Press Release / May 13, 2004

Angola: transparency move welcome but serious questions remain

Today, the Angolan government will reportedly formally disclose, for the first time, information about revenues that it will receive from a multinational oil company working in its country. The payments, totalling $300 million, are to be made by US oil giant ChevronTexaco in a deal on a 20-year extension of Chevron’s Block Zero concession in the north of Cabinda province. The deal is to be signed in Washington DC today as part of President dos Santos visit to the US.

This disclosure may be a first step to improve the transparency of Angola’s oil income, which has previously been subject to wholesale diversion and theft by members of the country’s elite. Global Witness’ recent report Time for Transparency (see www.globalwitness.org ) details how over US$1.5 billion per year, a quarter of Angola’s state income, has gone missing in recent years. The report also reveals that large sums of money have been diverted to secret bank accounts abroad owned by the President.

The Angolan government must now put concrete measures in place to address oil revenue mismanagement and misappropriation. Publishing Chevron’s signature bonus is a step forwards, but billions of dollars of taxes and royalties paid by companies in Angola remain unaccounted for. State oil company Sonangol also remains an accounting ‘black hole’ and the Angolan government continues to mortgage the country’s oil income by taking out expensive and opaque oil-backed loans from international banks.

The government’s clean-up effort will only be credible if double-checks are built into Angola's oil accounting system. Global Witness wants companies to publish what they pay to the government, the government to publish what it receives, and any discrepancies to be publicly investigated by a reputable auditing institution. President Obassanjo of Nigeria has recently committed his country to this kind of system.

Angola should also now join the UK-led Extractive Industry Transparency Initiative, which has already done much of the work on how best to report and account for oil income. So far the Angolan government has rejected the initiative, casting doubt on the seriousness of their reform efforts.

Sarah Wykes of Global Witness said, “numerous past promises by the Angolan government to improve its oil accounting have come to nothing. The Angolan Government must now join the EITI, adopt double disclosure bookkeeping of its oil revenues, and enshrine this system in national law. There is a real danger that once the Angolan Government obtains a positive decision on access to debt relief and IMF funding, transparency reforms will simply be abandoned.”

For further information, call Sarah Wykes or Gavin Hayman on +44 (0) 207 561 6362/61 or +44 (0)7971 06 44 33.

Editor’s notes:

(1) Global Witness focuses on the links between the exploitation of natural resources and the funding of conflict and corruption. It is non-partisan in all its countries of operation. Global Witness has been co-nominated for the 2003 Nobel Peace Prize for its leading work on ‘conflict diamonds’. Global Witness March 2004 report, Time for Transparency (available at ) contains extensive details of wholesale looting of Angolan oil revenues.
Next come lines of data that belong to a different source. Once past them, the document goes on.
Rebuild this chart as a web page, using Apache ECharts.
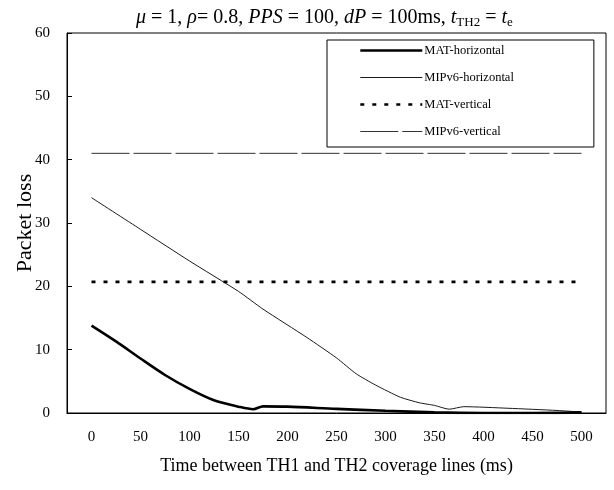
<!DOCTYPE html>
<html>
<head>
<meta charset="utf-8">
<script src="https://cdn.jsdelivr.net/npm/echarts@6/dist/echarts.min.js"></script>
<style>
  html, body { margin: 0; padding: 0; background: #fff; }
  #chart { width: 614px; height: 490px; }
</style>
</head>
<body>
<div id="chart"></div>
<script>
// x axis labels (ms)
const xLabels = ['0', '50', '100', '150', '200', '250', '300', '350', '400', '450', '500']

// MAT-horizontal
const matHorX = [0, 25, 50, 75, 100, 125, 150, 165, 175, 200, 250, 300, 350, 400, 450, 500]
const matHorY = [13.8, 11.3, 8.6, 6.0, 3.8, 2.0, 1.0, 0.6, 1.05, 1.0, 0.65, 0.35, 0.1, 0.0, 0.0, 0.1]

// MIPv6-horizontal
const mipHorX = [0, 50, 100, 150, 175, 220, 250, 270, 290, 315, 335, 350, 365, 380, 425, 475, 500]
const mipHorY = [34, 29, 24, 19.2, 16.4, 11.9, 8.7, 6.2, 4.4, 2.5, 1.6, 1.2, 0.6, 1.0, 0.75, 0.4, 0.15]

// the two vertical cases are flat
const flatX = [0, 500]
const matVerY = [20.7, 20.7]
const mipVerY = [41, 41]

const pairs = (xs, ys) => xs.map((x, i) => [x, ys[i]])

const SERIF = '"Liberation Serif", "DejaVu Serif", serif'

// line looks, shared by series and legend
const styles = {
    'MAT-horizontal': { color: '#000', width: 2.6, type: 'solid' },
    'MIPv6-horizontal': { color: '#000', width: 0.9, type: 'solid' },
    'MAT-vertical': { color: '#000', width: 2.6, type: [4, 8] },
    'MIPv6-vertical': { color: '#333', width: 1, type: [38, 4] }
}

var chartDom = document.getElementById('chart');
var myChart = echarts.init(chartDom);
let option = {
    animation: false,
    textStyle: { fontFamily: SERIF, color: '#000' },
    title: {
        left: 131,
        top: 1,
        text: '{i|μ} = 1, {i|ρ}= 0.8, {i|PPS} = 100, {i|dP} = 100ms, {i|t}{s|TH2} = {i|t}{s|e}',
        textStyle: {
            fontFamily: SERIF,
            fontWeight: 'normal',
            fontSize: 20,
            color: '#000',
            rich: {
                i: { fontFamily: SERIF, fontStyle: 'italic', fontSize: 20, color: '#000' },
                s: { fontFamily: SERIF, fontSize: 13, color: '#000', padding: [10, 0, 0, 0] }
            }
        }
    },
    legend: {
        orient: 'vertical',
        left: 327,
        top: 40,
        padding: [4, 80, 9, 32],
        itemGap: 14,
        itemWidth: 62,
        itemHeight: 12,
        borderColor: '#000',
        borderWidth: 1,
        itemStyle: { opacity: 0 },
        textStyle: { fontFamily: SERIF, fontSize: 12.5, color: '#000', padding: [0, 0, 0, -3] },
        data: Object.keys(styles).map(name => ({ name, lineStyle: styles[name] }))
    },
    grid: {
        left: 67,
        right: 8,
        top: 33,
        bottom: 77,
        outerBoundsMode: 'none',
        containLabel: false,
        show: true,
        borderColor: '#000',
        borderWidth: 1
    },
    xAxis: [{
        type: 'category',
        data: xLabels,
        boundaryGap: true,
        name: 'Time between TH1 and TH2 coverage lines (ms)',
        nameLocation: 'middle',
        nameGap: 44,
        nameMoveOverlap: false,
        nameTextStyle: { fontFamily: SERIF, fontSize: 18, color: '#000' },
        axisLine: { lineStyle: { color: '#000', width: 1 } },
        axisTick: { inside: true, length: 5, lineStyle: { color: '#000' } },
        axisLabel: { fontFamily: SERIF, fontSize: 15, color: '#000', margin: 17 }
    }, {
        // hidden value scale the curves are drawn on
        type: 'value',
        min: -25,
        max: 525,
        show: false
    }],
    yAxis: {
        type: 'value',
        min: 0,
        max: 60,
        interval: 10,
        name: 'Packet loss',
        nameLocation: 'middle',
        nameGap: 31,
        nameMoveOverlap: false,
        nameTextStyle: { fontFamily: SERIF, fontSize: 22, color: '#000' },
        axisLine: { show: true, onZero: false, lineStyle: { color: '#000', width: 1 } },
        axisTick: { show: true, inside: true, length: 5, lineStyle: { color: '#000' } },
        splitLine: { show: false },
        axisLabel: { fontFamily: SERIF, fontSize: 15, color: '#000', margin: 17 }
    },
    series: [{
        name: 'MAT-horizontal',
        type: 'line',
        xAxisIndex: 1,
        smooth: 0.3,
        symbol: 'none',
        lineStyle: styles['MAT-horizontal'],
        itemStyle: { color: '#000' },
        data: pairs(matHorX, matHorY)
    }, {
        name: 'MIPv6-horizontal',
        type: 'line',
        xAxisIndex: 1,
        smooth: 0.2,
        symbol: 'none',
        lineStyle: styles['MIPv6-horizontal'],
        itemStyle: { color: '#000' },
        data: pairs(mipHorX, mipHorY)
    }, {
        name: 'MAT-vertical',
        type: 'line',
        xAxisIndex: 1,
        symbol: 'none',
        lineStyle: styles['MAT-vertical'],
        itemStyle: { color: '#000' },
        data: pairs(flatX, matVerY)
    }, {
        name: 'MIPv6-vertical',
        type: 'line',
        xAxisIndex: 1,
        symbol: 'none',
        lineStyle: styles['MIPv6-vertical'],
        itemStyle: { color: '#333' },
        data: pairs(flatX, mipVerY)
    }]
}
option && myChart.setOption(option);
window.addEventListener("resize", () => {
    myChart.resize();
})
</script>
</body>
</html>
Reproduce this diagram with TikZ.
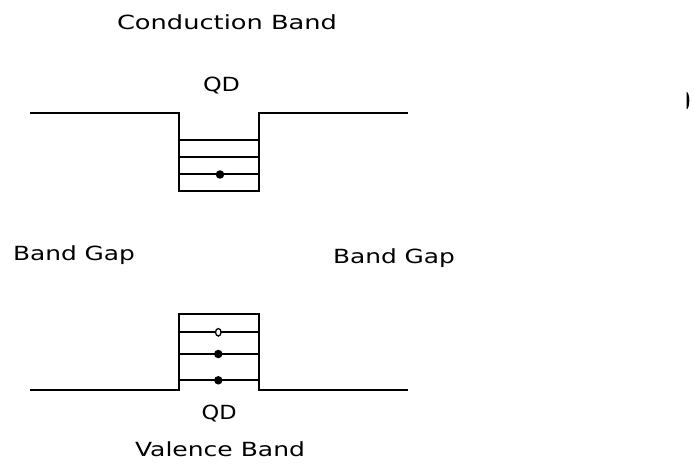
\documentclass[tikz,border=0pt]{standalone}
\usepackage{fontspec}
\usepackage{graphicx}
\usetikzlibrary{shapes.geometric}
\setmainfont{DejaVu Sans}
\newcommand\fitw[2]{\resizebox{#1}{\height}{#2}}
\begin{document}
\begin{tikzpicture}[x=1pt,y=-1pt,
  band/.style={line width=2pt,line join=miter},
  level/.style={line width=2pt},
  lbl/.style={anchor=base west,inner sep=0pt,outer sep=0pt,font=\fontsize{19.5}{22}\selectfont},
  electron/.style={circle,fill=black,inner sep=0pt,minimum size=8.5pt},
  hole/.style={ellipse,draw=black,line width=1.3pt,fill=white,inner sep=0pt,minimum width=5.5pt,minimum height=7.5pt}]
\useasboundingbox (0,0) rectangle (694,470);
\fill[white] (0,0) rectangle (694,470);
% labels
\node[lbl] (cb) at (117,29.3) {\fitw{220pt}{Conduction Band}};
\node[lbl] (qdt) at (203,91.7) {\fitw{37pt}{QD}};
\node[lbl] (bgl) at (13,260.7) {\fitw{122pt}{Band Gap}};
\node[lbl] (bgr) at (333,263.3) {\fitw{122pt}{Band Gap}};
\node[lbl] (qdb) at (201.7,420) {\fitw{35pt}{QD}};
\node[lbl] (vb) at (135,456.7) {\fitw{170pt}{Valence Band}};
% conduction band well
\coordinate (c1) at (30,113.5);
\coordinate (c2) at (179,113.5);
\coordinate (c3) at (179,191);
\coordinate (c4) at (259,191);
\coordinate (c5) at (259,113.5);
\coordinate (c6) at (408,113.5);
\draw[band] (c1) -- (c2) -- (c3) -- (c4) -- (c5) -- (c6);
\draw[level] (179,140) -- (259,140);
\draw[level] (179,157.5) -- (259,157.5);
\draw[level] (179,174.5) -- (259,174.5);
\node[electron] (e1) at (220,174.5) {};
% valence band well
\coordinate (v1) at (30,390.5);
\coordinate (v2) at (179,390.5);
\coordinate (v3) at (179,314.3);
\coordinate (v4) at (259,314.3);
\coordinate (v5) at (259,390.5);
\coordinate (v6) at (408,390.5);
\draw[band] (v1) -- (v2) -- (v3) -- (v4) -- (v5) -- (v6);
\draw[level] (179,332.3) -- (259,332.3);
\draw[level] (179,354) -- (259,354);
\draw[level] (179,380.3) -- (259,380.3);
\node[hole] (h1) at (218.3,332.3) {};
\node[electron] (e2) at (218.3,354) {};
\node[electron] (e3) at (218.3,380.3) {};
% edge artifact
\fill[black] (686.5,109.3) arc[start angle=-90,end angle=90,x radius=2.8,y radius=-8.7] -- cycle;
\end{tikzpicture}
\end{document}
(2) Global Witness is one of the founder members of the Publish What You Pay campaign, which was launched in June 2002 and now has more than 190 members (see www.publishwhatyoupay.org). The coalition calls for stock market and international accounting rules to require oil, gas and mining companies to disclose their net payments to governments for resource access on a country-by-country basis. The coalition believes that revenue transparency is an essential condition for alleviating poverty, promoting just and equitable development, improving corporate social responsibility, and reducing corruption in many resource-rich developing countries.

(3) In addition to requiring companies to disclose their revenues, it is important to increase the transparency of government revenue streams from production sharing agreements and state-owned companies. Global Witness is calling for the imposition of appropriate conditionality on relevant bilateral and multilateral development assistance and loans, resource-backed loans from banks, and export credit agency funding.

(4) The UK Government has launched a voluntary initiative to encourage best practice in disclosure of revenues by companies and governments called the Extractive Industries Transparency Initiative. More information is available at: www.dfid.gov.uk.